El Colegio Electoral de Estados Unidos confirmó ayer la amplia victoria electoral del demócrata Joe Biden en las elecciones presidenciales del 3 de noviembre pasado frente al todavía presidente, Donald Trump.
Como se sabe, las peculiaridades del sistema electoral indirecto del país vecino, entre ellas la ausencia de una autoridad comicial central, hacen que la oficialización de la victoria de un contendiente presidencial sea un proceso lento y tortuoso en el que cada estado califica el resultado electoral de acuerdo con un procedimiento propio –por lo general, a cargo de los congresos locales– a fin de presentar a un número determinado de electores ante el Colegio Electoral, que es el que formalmente designa al presidente electo.
Hasta hace unos años este proceso se consideraba una mera formalidad. Los resultados de cada entidad se computaban, incluso en la etapa de proyección, para calcular cuántos electores tendría cada aspirante; el conjun-to de la clase política se plegaba a los anuncios de los medios informativos sobre triunfos y derrotas y el perdedor se apresuraba a felicitar al adversario victorioso, casi siempre en la noche misma de la jornada comicial.
Sin embargo, en esta ocasión toda esa rutina se ha visto profundamente alterada por el empecinamiento de Trump de desconocer los resultados electorales y por su decisión de impugnarlos por todas las vías imaginables, lo que otorgó al Colegio Electoral reunido ayer, de manera virtual, una relevancia de la que carecía hasta ahora.
Para Biden, el hecho previsible de haber sido confirmado en su victoria –logró los votos de 306 electores, muchos más que los 270 requeridos– representa un paso más en la carrera de obstáculos que su rival republicano le ha colocado en el camino a la Casa Blanca.
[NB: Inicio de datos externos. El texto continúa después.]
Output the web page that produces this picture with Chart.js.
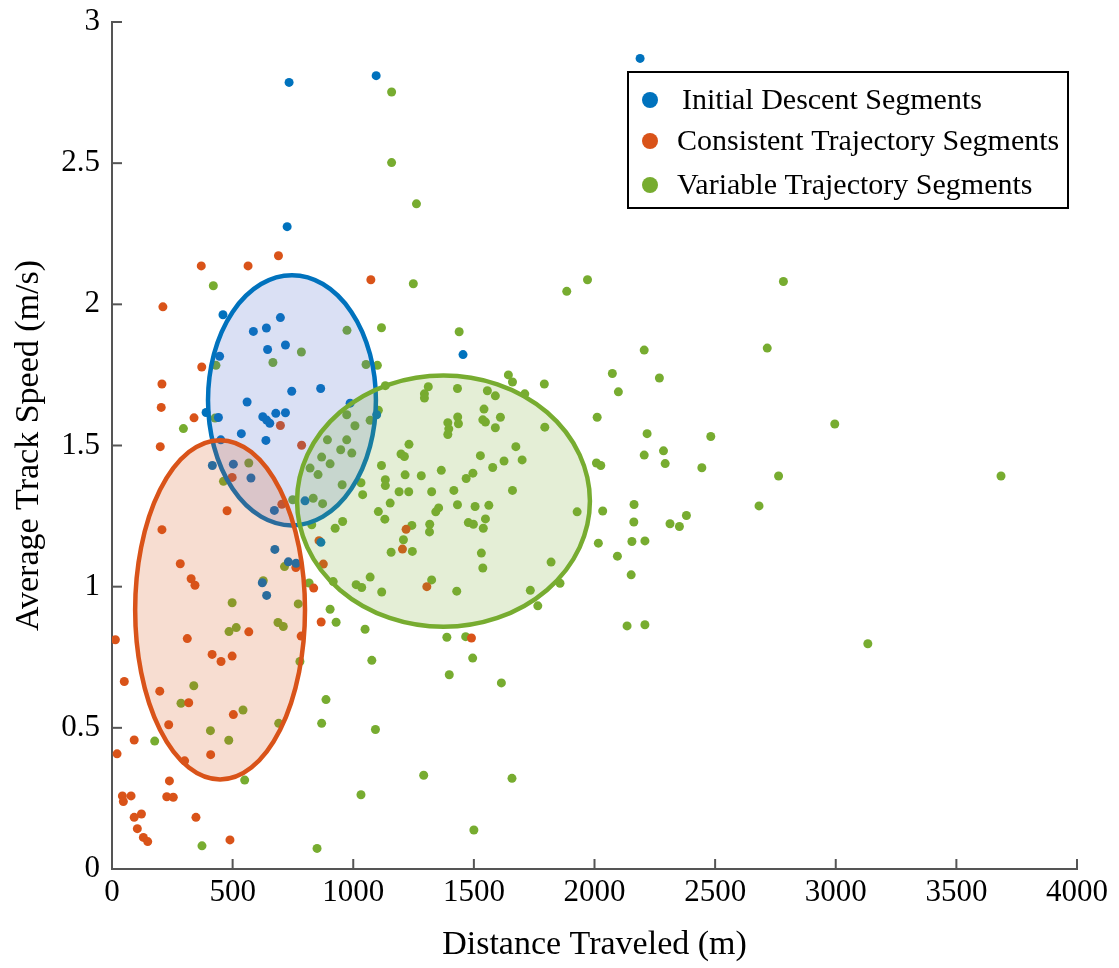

De aquí al 6 de enero del año entrante, fecha prevista para que el Congreso se reúna a contar y certificar los 538 votos del Colegio Electoral, y al 20 de ese mes, que es cuando Biden debe jurar como nuevo mandatario, faltan 22 y 36 días.
Si Trump persiste en el propósito de envenenar su salida de la Casa Blanca, que es lo que ha venido haciendo desde el día mismo de las elecciones presidenciales, tiene tiempo suficiente para llevar la tensión política a un nivel sin precedente, para continuar dislocando la institucionalidad de la superpotencia y asimismo para ahondar la polarización entre los ciudadanos.
Con todo y lo indeseable que resulta tal perspectiva, sería mucho más grave que el temperamental e imprevisible republicano decidiera dedicar sus últimas semanas en la Presidencia a generar un conflicto en el ámbito externo, con el propósito de heredar al demócrata una situación que le complique el ejercicio del poder desde el primer día.
Cabe esperar, finalmente, que ninguno de esos escenarios se haga realidad y la transición en el poder ejecutivo estadunidense transcurra sin más sobresaltos.